*Set task:*
Reproduce the full listing below unchanged, apart from the pictures.

*Given information:*
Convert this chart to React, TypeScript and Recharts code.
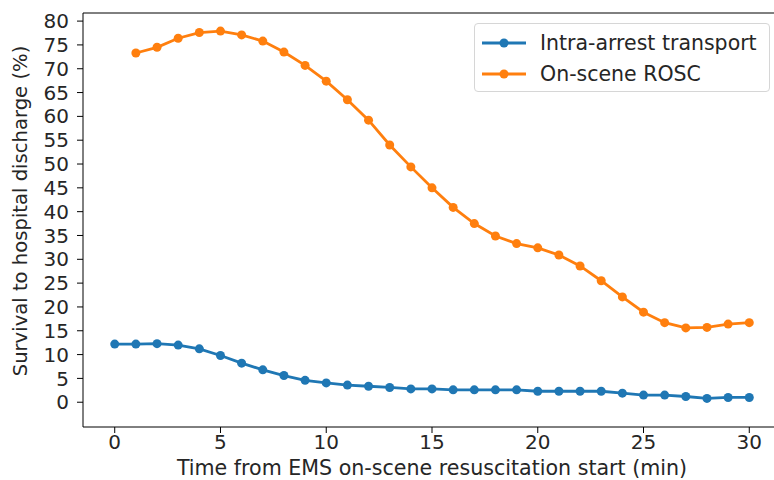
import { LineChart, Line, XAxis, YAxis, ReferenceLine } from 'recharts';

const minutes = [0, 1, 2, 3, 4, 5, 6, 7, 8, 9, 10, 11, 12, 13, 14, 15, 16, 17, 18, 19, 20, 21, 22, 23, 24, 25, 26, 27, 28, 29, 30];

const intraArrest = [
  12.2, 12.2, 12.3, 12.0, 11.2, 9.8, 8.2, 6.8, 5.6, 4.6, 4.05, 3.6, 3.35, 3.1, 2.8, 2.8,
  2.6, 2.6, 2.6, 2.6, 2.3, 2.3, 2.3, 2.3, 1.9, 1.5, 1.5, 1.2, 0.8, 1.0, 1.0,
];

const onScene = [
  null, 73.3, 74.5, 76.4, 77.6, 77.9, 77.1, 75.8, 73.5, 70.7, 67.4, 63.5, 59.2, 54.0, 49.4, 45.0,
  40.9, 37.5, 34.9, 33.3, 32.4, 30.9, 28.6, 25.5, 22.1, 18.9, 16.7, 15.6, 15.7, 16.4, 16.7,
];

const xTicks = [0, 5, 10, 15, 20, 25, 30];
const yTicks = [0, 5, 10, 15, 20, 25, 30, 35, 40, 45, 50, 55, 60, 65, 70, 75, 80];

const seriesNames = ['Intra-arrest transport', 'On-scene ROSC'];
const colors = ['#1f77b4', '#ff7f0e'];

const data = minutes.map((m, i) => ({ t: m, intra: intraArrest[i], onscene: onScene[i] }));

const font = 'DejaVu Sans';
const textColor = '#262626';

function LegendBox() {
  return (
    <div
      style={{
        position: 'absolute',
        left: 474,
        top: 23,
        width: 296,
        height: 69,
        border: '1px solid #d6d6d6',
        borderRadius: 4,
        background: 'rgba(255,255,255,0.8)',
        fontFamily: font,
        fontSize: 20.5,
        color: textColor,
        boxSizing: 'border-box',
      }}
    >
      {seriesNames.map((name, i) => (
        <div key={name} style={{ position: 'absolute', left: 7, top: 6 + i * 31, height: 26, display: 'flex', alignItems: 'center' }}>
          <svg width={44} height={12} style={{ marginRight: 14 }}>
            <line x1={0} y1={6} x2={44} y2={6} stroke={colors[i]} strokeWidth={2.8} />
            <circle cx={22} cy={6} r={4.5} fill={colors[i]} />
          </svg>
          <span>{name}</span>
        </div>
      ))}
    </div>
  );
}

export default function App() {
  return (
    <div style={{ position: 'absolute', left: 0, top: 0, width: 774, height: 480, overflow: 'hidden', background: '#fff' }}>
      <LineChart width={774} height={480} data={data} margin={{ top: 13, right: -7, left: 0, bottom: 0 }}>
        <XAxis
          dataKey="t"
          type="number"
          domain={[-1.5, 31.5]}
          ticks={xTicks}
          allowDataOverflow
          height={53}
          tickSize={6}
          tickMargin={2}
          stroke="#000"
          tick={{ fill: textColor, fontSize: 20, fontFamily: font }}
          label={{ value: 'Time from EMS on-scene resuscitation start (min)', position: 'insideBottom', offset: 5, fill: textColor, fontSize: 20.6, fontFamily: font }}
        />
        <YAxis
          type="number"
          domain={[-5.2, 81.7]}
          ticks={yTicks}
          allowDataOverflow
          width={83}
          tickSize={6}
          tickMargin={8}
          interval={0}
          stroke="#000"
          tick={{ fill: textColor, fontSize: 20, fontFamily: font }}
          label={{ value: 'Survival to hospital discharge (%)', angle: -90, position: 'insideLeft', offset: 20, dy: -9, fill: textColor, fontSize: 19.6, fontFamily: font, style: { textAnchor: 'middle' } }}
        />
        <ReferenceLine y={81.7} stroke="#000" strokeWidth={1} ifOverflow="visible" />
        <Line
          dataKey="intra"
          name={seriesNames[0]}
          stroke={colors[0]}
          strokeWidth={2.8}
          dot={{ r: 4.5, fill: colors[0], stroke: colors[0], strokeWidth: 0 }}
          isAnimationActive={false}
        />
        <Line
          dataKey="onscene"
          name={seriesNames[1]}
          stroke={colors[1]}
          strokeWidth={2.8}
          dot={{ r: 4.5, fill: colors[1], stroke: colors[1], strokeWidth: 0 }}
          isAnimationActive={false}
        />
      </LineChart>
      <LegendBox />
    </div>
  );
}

*Solution to this task:*
Convert this chart to React, TypeScript and Recharts code.
import { LineChart, Line, XAxis, YAxis, ReferenceLine } from 'recharts';

const minutes = [0, 1, 2, 3, 4, 5, 6, 7, 8, 9, 10, 11, 12, 13, 14, 15, 16, 17, 18, 19, 20, 21, 22, 23, 24, 25, 26, 27, 28, 29, 30];

const intraArrest = [
  12.2, 12.2, 12.3, 12.0, 11.2, 9.8, 8.2, 6.8, 5.6, 4.6, 4.05, 3.6, 3.35, 3.1, 2.8, 2.8,
  2.6, 2.6, 2.6, 2.6, 2.3, 2.3, 2.3, 2.3, 1.9, 1.5, 1.5, 1.2, 0.8, 1.0, 1.0,
];

const onScene = [
  null, 73.3, 74.5, 76.4, 77.6, 77.9, 77.1, 75.8, 73.5, 70.7, 67.4, 63.5, 59.2, 54.0, 49.4, 45.0,
  40.9, 37.5, 34.9, 33.3, 32.4, 30.9, 28.6, 25.5, 22.1, 18.9, 16.7, 15.6, 15.7, 16.4, 16.7,
];

const xTicks = [0, 5, 10, 15, 20, 25, 30];
const yTicks = [0, 5, 10, 15, 20, 25, 30, 35, 40, 45, 50, 55, 60, 65, 70, 75, 80];

const seriesNames = ['Intra-arrest transport', 'On-scene ROSC'];
const colors = ['#1f77b4', '#ff7f0e'];

const data = minutes.map((m, i) => ({ t: m, intra: intraArrest[i], onscene: onScene[i] }));

const font = 'DejaVu Sans';
const textColor = '#262626';

function LegendBox() {
  return (
    <div
      style={{
        position: 'absolute',
        left: 474,
        top: 23,
        width: 296,
        height: 69,
        border: '1px solid #d6d6d6',
        borderRadius: 4,
        background: 'rgba(255,255,255,0.8)',
        fontFamily: font,
        fontSize: 20.5,
        color: textColor,
        boxSizing: 'border-box',
      }}
    >
      {seriesNames.map((name, i) => (
        <div key={name} style={{ position: 'absolute', left: 7, top: 6 + i * 31, height: 26, display: 'flex', alignItems: 'center' }}>
          <svg width={44} height={12} style={{ marginRight: 14 }}>
            <line x1={0} y1={6} x2={44} y2={6} stroke={colors[i]} strokeWidth={2.8} />
            <circle cx={22} cy={6} r={4.5} fill={colors[i]} />
          </svg>
          <span>{name}</span>
        </div>
      ))}
    </div>
  );
}

export default function App() {
  return (
    <div style={{ position: 'absolute', left: 0, top: 0, width: 774, height: 480, overflow: 'hidden', background: '#fff' }}>
      <LineChart width={774} height={480} data={data} margin={{ top: 13, right: -7, left: 0, bottom: 0 }}>
        <XAxis
          dataKey="t"
          type="number"
          domain={[-1.5, 31.5]}
          ticks={xTicks}
          allowDataOverflow
          height={53}
          tickSize={6}
          tickMargin={2}
          stroke="#000"
          tick={{ fill: textColor, fontSize: 20, fontFamily: font }}
          label={{ value: 'Time from EMS on-scene resuscitation start (min)', position: 'insideBottom', offset: 5, fill: textColor, fontSize: 20.6, fontFamily: font }}
        />
        <YAxis
          type="number"
          domain={[-5.2, 81.7]}
          ticks={yTicks}
          allowDataOverflow
          width={83}
          tickSize={6}
          tickMargin={8}
          interval={0}
          stroke="#000"
          tick={{ fill: textColor, fontSize: 20, fontFamily: font }}
          label={{ value: 'Survival to hospital discharge (%)', angle: -90, position: 'insideLeft', offset: 20, dy: -9, fill: textColor, fontSize: 19.6, fontFamily: font, style: { textAnchor: 'middle' } }}
        />
        <ReferenceLine y={81.7} stroke="#000" strokeWidth={1} ifOverflow="visible" />
        <Line
          dataKey="intra"
          name={seriesNames[0]}
          stroke={colors[0]}
          strokeWidth={2.8}
          dot={{ r: 4.5, fill: colors[0], stroke: colors[0], strokeWidth: 0 }}
          isAnimationActive={false}
        />
        <Line
          dataKey="onscene"
          name={seriesNames[1]}
          stroke={colors[1]}
          strokeWidth={2.8}
          dot={{ r: 4.5, fill: colors[1], stroke: colors[1], strokeWidth: 0 }}
          isAnimationActive={false}
        />
      </LineChart>
      <LegendBox />
    </div>
  );
}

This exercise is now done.